Instant Voice Cloning
Learn how to clone your voice instantly using our best-in-class models.
Creating an Instant Voice Clone
When cloning a voice, it’s important to consider what the AI has been trained on: which languages and what type of dataset. You can find more information about which languages each model has been trained on in our help center.
Read more about each individual model and their strengths in the Models page).
Guide
If you are unsure about what is permissible from a legal standpoint, please consult the Terms of Service and our AI Safety information for more information.
Best practices
Record at least 1 minute of audio
Record at least 1 minute of audio
Avoid recording more than 3 minutes, this will yield little improvement and can, in some cases, even be detrimental to the clone.

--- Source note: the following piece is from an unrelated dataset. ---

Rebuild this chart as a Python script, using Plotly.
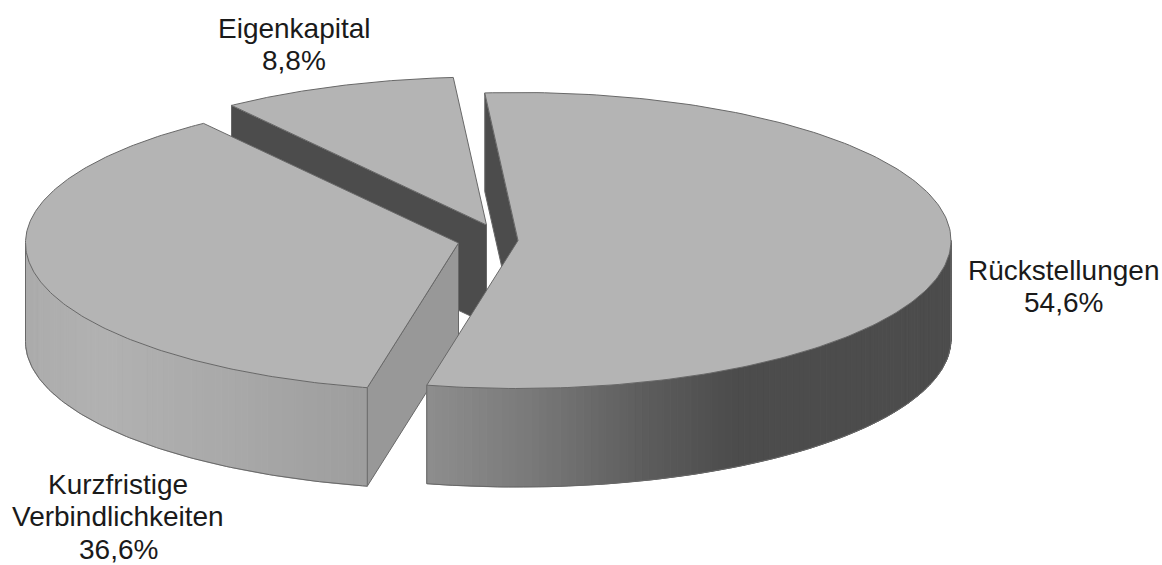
import numpy as np
import plotly.graph_objects as go

# Data
labels = ["Rückstellungen", "Kurzfristige<br>Verbindlichkeiten", "Eigenkapital"]
shares = [54.6, 36.6, 8.8]

# Projection and styling of the tilted, exploded disc (all in screen pixels)
W, H = 1162, 565
CX, CY = 488.0, 242.0
RX, RY = 433.0, 148.0
DEPTH = 98.5
START_ANGLE = -4.4
EXPLODE = {"Rückstellungen": (30.0, -1.5),
           "Kurzfristige<br>Verbindlichkeiten": (-29.5, 1.0),
           "Eigenkapital": (-1.5, -17.0)}
TOP = "#b4b4b4"
EDGE = "#686868"
CUT = {"Rückstellungen": "#4c4c4c",
       "Kurzfristige<br>Verbindlichkeiten": "#989898",
       "Eigenkapital": "#4c4c4c"}
GRAD_X = [25, 100, 220, 367, 427, 530, 640, 730, 951]
GRAD_V = [172, 178, 170, 158, 142, 122, 94, 77, 76]
LABEL_POS = {"Rückstellungen": (1063, 270),
             "Kurzfristige<br>Verbindlichkeiten": (118, 484),
             "Eigenkapital": (294, 28)}
LINE_PITCH = 32.75
FONT_SIZE = 28

fig = go.Figure()


def poly(xs, ys, fill, line=None, width=1):
    fig.add_trace(go.Scatter(
        x=list(xs), y=list(ys), mode="lines", fill="toself", fillcolor=fill,
        line=dict(color=line or fill, width=width), hoverinfo="skip", showlegend=False))


# Angles of each slice come from the values
edges = START_ANGLE + np.cumsum([0] + shares) * 3.6
spans = {lab: (edges[i], edges[i + 1]) for i, lab in enumerate(labels)}


def rim(a, ox, oy):
    t = np.radians(a)
    return CX + ox + RX * np.sin(t), CY + oy - RY * np.cos(t)


for lab in reversed(labels):  # back-most slice first
    a0, a1 = spans[lab]
    ox, oy = EXPLODE[lab]
    ax, ay = CX + ox, CY + oy

    # radial cut walls that face the viewer
    for a, vis in ((a0, np.sin(np.radians(a0)) < 0), (a1, np.sin(np.radians(a1)) > 0)):
        if vis:
            x, y = rim(a, ox, oy)
            poly([ax, x, x, ax, ax], [ay, y, y + DEPTH, ay + DEPTH, ay], CUT[lab], EDGE)

    # outer wall, shaded strip by strip
    lo, hi = max(a0, 90), min(a1, 270)
    if hi > lo:
        steps = np.linspace(lo, hi, int((hi - lo) / 1.0) + 2)
        for s0, s1 in zip(steps[:-1], steps[1:]):
            x0, y0 = rim(s0, ox, oy)
            x1, y1 = rim(s1, ox, oy)
            v = int(np.interp((x0 + x1) / 2, GRAD_X, GRAD_V))
            c = f"rgb({v},{v},{v})"
            poly([x0, x1, x1, x0, x0], [y0, y1, y1 + DEPTH, y0 + DEPTH, y0], c)
        arc = np.linspace(lo, hi, 120)
        ex, ey = rim(arc, ox, oy)
        fig.add_trace(go.Scatter(
            x=[ex[0], ex[0]] + list(ex) + [ex[-1], ex[-1]],
            y=[ey[0], ey[0] + DEPTH] + list(ey + DEPTH) + [ey[-1] + DEPTH, ey[-1]],
            mode="lines", line=dict(color=EDGE, width=1), hoverinfo="skip", showlegend=False))

    # top face
    arc = np.linspace(a0, a1, 200)
    tx, ty = rim(arc, ox, oy)
    poly([ax] + list(tx) + [ax], [ay] + list(ty) + [ay], TOP, EDGE)

# Labels
annotations = []
for lab, val in zip(labels, shares):
    lx, ly = LABEL_POS[lab]
    lines = lab.split("<br>") + [f"{val:.1f}%".replace(".", ",")]
    for i, text in enumerate(lines):
        annotations.append(dict(
            x=lx, y=ly + i * LINE_PITCH, xref="x", yref="y", text=text, showarrow=False,
            xanchor="center", yanchor="middle",
            font=dict(family="Liberation Sans, Arial, sans-serif", size=FONT_SIZE, color="#1a1a1a")))

fig.update_layout(
    width=W, height=H, margin=dict(l=0, r=0, t=0, b=0),
    paper_bgcolor="white", plot_bgcolor="white", showlegend=False,
    xaxis=dict(range=[0, W], visible=False, fixedrange=True),
    yaxis=dict(range=[H, 0], visible=False, fixedrange=True),
    annotations=annotations)

fig.write_html("out.html", config={"displayModeBar": False},
               post_script="document.body.style.margin='0';")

How the audio was recorded is more important than the total length (total runtime) of the samples. The number of samples you use doesn’t matter; it is the total combined length (total runtime) that is the important part.
Approximately 1-2 minutes of clear audio without any reverb, artifacts, or background noise of any kind is recommended. When we speak of “audio or recording quality,” we do not mean the codec, such as MP3 or WAV; we mean how the audio was captured. However, regarding audio codecs, using MP3 at 128 kbps and above is advised. Higher bitrates don’t have a significant impact on the quality of the clone.
Keep the audio consistent
Keep the audio consistent
The AI will attempt to mimic everything it hears in the audio. This includes the speed of the person talking, the inflections, the accent, tonality, breathing pattern and strength, as well as noise and mouth clicks. Even noise and artefacts which can confuse it are factored in.

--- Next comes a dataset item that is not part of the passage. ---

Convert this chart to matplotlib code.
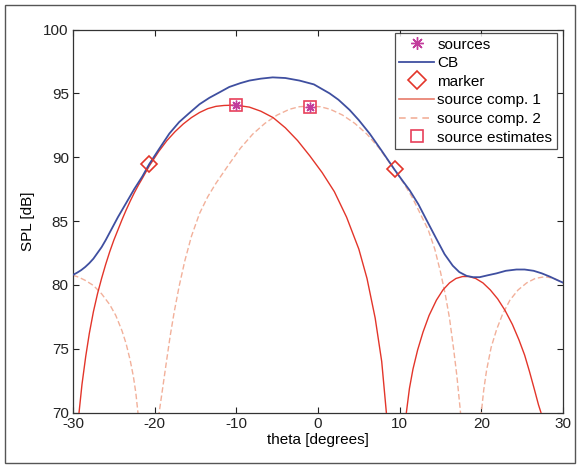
import numpy as np
import matplotlib
matplotlib.use("Agg")
import matplotlib.pyplot as plt
from matplotlib.patches import Rectangle
from matplotlib.lines import Line2D

plt.rcParams['font.family'] = ['Liberation Sans', 'DejaVu Sans']
plt.rcParams['axes.unicode_minus'] = False

# ---- data ----
cb_theta = [-30, -29.5, -29, -28.5, -28, -27.5, -27, -26.5, -26, -25.5, -25, -24.5, -24,
            -23.5, -23, -22.5, -21.5, -20.67, -19.5, -18.2, -17, -15.77, -14.5, -13.3, -12,
            -10.86, -9.5, -8.4, -7, -5.55, -4, -2.27, -0.5, 1.41, 2.5, 3.87, 5, 6.32, 7.8,
            9.4, 10.3, 11.23, 12.3, 13.27, 14.5, 15.5, 16.5, 17.3, 18.2, 19.0, 19.8, 20.8,
            21.87, 23, 24.3, 25.3, 26.4, 27.4, 28.4, 29.2, 30]
cb_spl = [80.78, 80.95, 81.15, 81.4, 81.7, 82.05, 82.5, 82.95, 83.5, 84.1, 84.7, 85.3, 85.85,
          86.4, 86.95, 87.5, 88.5, 89.45, 90.6, 91.85, 92.75, 93.45, 94.15, 94.65, 95.1,
          95.5, 95.8, 96.0, 96.15, 96.25, 96.2, 96.0, 95.7, 95.0, 94.5, 93.7, 92.9, 91.85, 90.5,
          89.0, 88.2, 87.4, 86.3, 85.1, 83.6, 82.4, 81.5, 81.0, 80.7, 80.6, 80.6, 80.75,
          80.9, 81.1, 81.2, 81.2, 81.1, 80.9, 80.64, 80.4, 80.17]

c1_theta = [-29.55, -29.26, -28.9, -28.44, -28.0, -27.5, -27.0, -26.5, -26.0, -25.5, -25.0,
            -24.5, -24.0, -23.5, -23.0, -22.5, -22.0, -21.5, -20.67, -19.5, -18.5, -17.5,
            -16.5, -15.5, -14.5, -13.5, -12.5, -11.5, -10.5, -9.5, -8.4, -7, -5.5, -4, -2.5,
            -1, 0.5, 2, 3.5, 5, 6, 7, 7.8, 8.37, 8.6,
            np.nan,
            10.6, 10.82, 11.2, 11.63, 12.2, 12.86, 13.6, 14.5, 15.3, 16.1, 16.9, 17.7, 18.5,
            19.3, 20.2, 21.1, 22.0, 22.9, 23.8, 24.6, 25.3, 25.9, 26.5, 27.0, 27.3, 27.6]
c1_spl = [67, 70, 72.2, 74.4, 76.2, 77.9, 79.3, 80.5, 81.6, 82.6, 83.5,
          84.3, 85.1, 85.85, 86.55, 87.2, 87.8, 88.35, 89.3, 90.45, 91.3, 92.0,
          92.6, 93.1, 93.5, 93.8, 93.98, 94.05, 94.07, 94.02, 93.92, 93.6, 93.1, 92.3, 91.3,
          90.1, 88.8, 87.3, 85.3, 82.8, 80.5, 77.4, 74.0, 70.0, 67,
          np.nan,
          67, 70, 71.9, 73.4, 74.9, 76.3, 77.6, 78.8, 79.6, 80.15, 80.5, 80.65, 80.65,
          80.5, 80.15, 79.6, 78.9, 78.0, 76.9, 75.7, 74.5, 73.2, 71.8, 70.6, 70.0, 68]

c2_theta = [-30, -29.3, -28.5, -27.5, -26.5, -25.5, -24.76, -24.0, -23.5, -23.0, -22.6,
            -22.3, -22.05, -21.85,
            np.nan,
            -19.7, -19.45, -19.0, -18.6, -18.1, -17.6, -17.0, -16.3, -15.5, -14.5, -13.5,
            -12.5, -11.0, -9.5, -8.0, -6.5, -5.0, -3.5, -2.3, -1.0, 0.3, 1.5, 3.0, 4.5,
            6.0, 7.5, 9.0, 10.5, 11.5, 12.5, 13.5, 14.3, 15.0, 15.6, 16.1, 16.6, 17.0,
            17.45, 17.7,
            np.nan,
            19.85, 20.0, 20.3, 20.64, 21.2, 21.87, 22.6, 23.5, 24.5, 25.55, 26.6, 27.8,
            28.9, 30]
c2_spl = [80.75, 80.6, 80.35, 79.95, 79.3, 78.45, 77.6, 76.4, 75.4, 74.1, 72.8,
          71.5, 70.0, 67,
          np.nan,
          67, 70.0, 72.0, 73.8, 76.0, 77.9, 79.9, 81.9, 83.8, 85.6, 86.9,
          87.95, 89.35, 90.7, 91.8, 92.65, 93.3, 93.75, 93.95, 94.0, 93.95, 93.75, 93.3, 92.65,
          91.8, 90.7, 89.35, 87.95, 86.9, 85.6, 84.3, 82.8, 81.0, 79.2, 77.4, 75.0, 72.9,
          70.0, 67,
          np.nan,
          67, 70, 71.8, 73.3, 75.1, 76.5, 77.7, 78.8, 79.6, 80.15, 80.5, 80.64,
          80.5, 80.17]

src_theta = [-10, -1]
src_spl = [94.05, 93.95]
est_theta = [-10, -1]
est_spl = [94.05, 93.95]
mark_theta = [-20.67, 9.4]
mark_spl = [89.5, 89.1]

x_ticks = [-30, -20, -10, 0, 10, 20, 30]
y_ticks = [70, 75, 80, 85, 90, 95, 100]

# ---- figure ----
W, H = 579, 468
fig = plt.figure(figsize=(W / 100, H / 100), dpi=100)
ax = fig.add_axes([73 / W, 1 - 412.5 / H, (563 - 73) / W, (412.5 - 29.5) / H])

blue = '#3f4fa0'
red = '#e3352a'
pink = '#f2b09a'
mag = '#c23c9c'
sq = '#e8405a'

ax.plot(c2_theta, c2_spl, color=pink, lw=1.0, ls=(0, (4, 2)), zorder=2)
ax.plot(c1_theta, c1_spl, color=red, lw=1.0, zorder=3)
ax.plot(cb_theta, cb_spl, color=blue, lw=1.3, zorder=4)
ax.plot(mark_theta, mark_spl, ls='none', marker='D', ms=8.6, mfc='none', mec=red, mew=1.2, zorder=5)
ax.plot(est_theta, est_spl, ls='none', marker='s', ms=9.0, mfc='none', mec=sq, mew=1.2, zorder=5)
ax.plot(src_theta, src_spl, ls='none', marker=(8, 2, 0), ms=7, mec=mag, mew=1.0, zorder=6)

ax.set_xlim(-30, 30)
ax.set_ylim(70, 100)
ax.set_xticks(x_ticks)
ax.set_yticks(y_ticks)
ax.tick_params(direction='in', top=True, right=True, length=4, width=0.8,
               labelsize=11, colors='#222222', pad=3)
for s in ax.spines.values():
    s.set_color('#333333')
    s.set_linewidth(0.9)
ax.set_xlabel('theta [degrees]', fontsize=11, labelpad=2)
ax.set_ylabel('SPL [dB]', fontsize=11, labelpad=6)

handles = [
    Line2D([], [], ls='none', marker=(8, 2, 0), ms=9, mec=mag, mew=1.0),
    Line2D([], [], color=blue, lw=1.3),
    Line2D([], [], ls='none', marker='D', ms=9, mfc='none', mec=red, mew=1.2),
    Line2D([], [], color='#e87a6a', lw=1.2),
    Line2D([], [], color=pink, lw=1.2, ls=(0, (4, 3))),
    Line2D([], [], ls='none', marker='s', ms=9, mfc='none', mec=sq, mew=1.2),
]
labels = ['sources', 'CB', 'marker', 'source comp. 1', 'source comp. 2', 'source estimates']
leg = ax.legend(handles, labels, loc='upper right',
                bbox_to_anchor=(1 - 6 / 490, 1 - 3.5 / 383), borderaxespad=0,
                fontsize=11, frameon=True, fancybox=False, handlelength=2.3,
                handletextpad=0.2, labelspacing=0.3, borderpad=0.3)
leg.get_frame().set_edgecolor('#222222')
leg.get_frame().set_linewidth(0.9)

fig.patches.append(Rectangle((5 / W, 1 - 463 / H), (575 - 5) / W, (463 - 5) / H,
                             transform=fig.transFigure, fill=False,
                             edgecolor='#555555', lw=1.0))

fig.savefig('out.png', dpi=100)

Ensure that the voice maintains a consistent tone throughout, with a consistent performance. Also, make sure that the audio quality of the voice remains consistent across all the samples. Even if you only use a single sample, ensure that it remains consistent throughout the full sample. Feeding the AI audio that is very dynamic, meaning wide fluctuations in pitch and volume, will yield less predictable results.
Replicate your performance
Replicate your performance
Another important thing to keep in mind is that the AI will try to replicate the performance of the voice you provide. If you talk in a slow, monotone voice without much emotion, that is what the AI will mimic. On the other hand, if you talk quickly with much emotion, that is what the AI will try to replicate.

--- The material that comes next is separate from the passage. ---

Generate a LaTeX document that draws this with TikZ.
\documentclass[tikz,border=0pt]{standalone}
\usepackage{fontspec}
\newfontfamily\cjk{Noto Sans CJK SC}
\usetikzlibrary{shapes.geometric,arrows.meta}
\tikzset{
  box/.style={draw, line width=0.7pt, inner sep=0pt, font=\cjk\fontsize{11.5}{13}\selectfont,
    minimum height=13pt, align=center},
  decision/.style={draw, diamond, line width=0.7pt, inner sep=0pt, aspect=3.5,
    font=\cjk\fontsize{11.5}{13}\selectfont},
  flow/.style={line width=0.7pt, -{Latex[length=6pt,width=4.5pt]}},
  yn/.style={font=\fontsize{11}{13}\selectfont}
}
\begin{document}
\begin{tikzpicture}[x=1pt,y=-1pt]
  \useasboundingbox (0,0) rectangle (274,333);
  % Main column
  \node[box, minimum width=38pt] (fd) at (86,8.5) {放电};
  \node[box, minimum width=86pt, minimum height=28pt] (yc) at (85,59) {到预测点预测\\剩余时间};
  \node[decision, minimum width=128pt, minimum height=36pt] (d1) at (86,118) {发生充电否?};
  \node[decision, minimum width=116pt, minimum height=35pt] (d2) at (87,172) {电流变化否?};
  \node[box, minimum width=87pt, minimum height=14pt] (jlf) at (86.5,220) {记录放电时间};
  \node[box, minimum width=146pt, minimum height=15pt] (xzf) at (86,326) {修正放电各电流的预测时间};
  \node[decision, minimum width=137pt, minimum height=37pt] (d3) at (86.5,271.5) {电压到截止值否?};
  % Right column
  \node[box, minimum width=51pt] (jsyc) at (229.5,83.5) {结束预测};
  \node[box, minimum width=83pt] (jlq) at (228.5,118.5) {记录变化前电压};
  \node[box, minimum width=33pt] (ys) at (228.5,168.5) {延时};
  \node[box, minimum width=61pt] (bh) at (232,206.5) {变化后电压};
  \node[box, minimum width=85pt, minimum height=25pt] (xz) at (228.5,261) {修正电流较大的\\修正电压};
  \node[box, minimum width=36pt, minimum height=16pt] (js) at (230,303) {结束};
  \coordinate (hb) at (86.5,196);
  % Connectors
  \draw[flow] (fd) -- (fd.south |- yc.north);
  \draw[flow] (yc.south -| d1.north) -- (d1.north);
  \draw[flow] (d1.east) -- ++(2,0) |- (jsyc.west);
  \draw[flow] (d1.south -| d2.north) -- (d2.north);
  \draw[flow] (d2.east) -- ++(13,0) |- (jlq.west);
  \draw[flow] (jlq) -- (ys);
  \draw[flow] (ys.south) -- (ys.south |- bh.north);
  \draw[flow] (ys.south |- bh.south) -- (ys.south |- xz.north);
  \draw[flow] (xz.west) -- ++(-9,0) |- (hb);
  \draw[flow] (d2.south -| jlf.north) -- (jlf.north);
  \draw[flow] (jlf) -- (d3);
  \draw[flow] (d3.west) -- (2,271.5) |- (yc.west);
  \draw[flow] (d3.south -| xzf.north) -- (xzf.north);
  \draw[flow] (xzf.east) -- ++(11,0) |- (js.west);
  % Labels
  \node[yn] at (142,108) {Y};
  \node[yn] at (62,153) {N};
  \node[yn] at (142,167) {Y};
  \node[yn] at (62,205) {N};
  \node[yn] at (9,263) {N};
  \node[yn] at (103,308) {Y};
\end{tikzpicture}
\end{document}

It is crucial that the voice remains consistent throughout all the samples, not only in tone but also in performance. If there is too much variance, it might confuse the AI, leading to more varied output between generations.
Find a good balance for the volume
Find a good balance for the volume
Find a good balance for the volume so the audio is neither too quiet nor too loud. The ideal would be between -23 dB and -18 dB RMS with a true peak of -3 dB.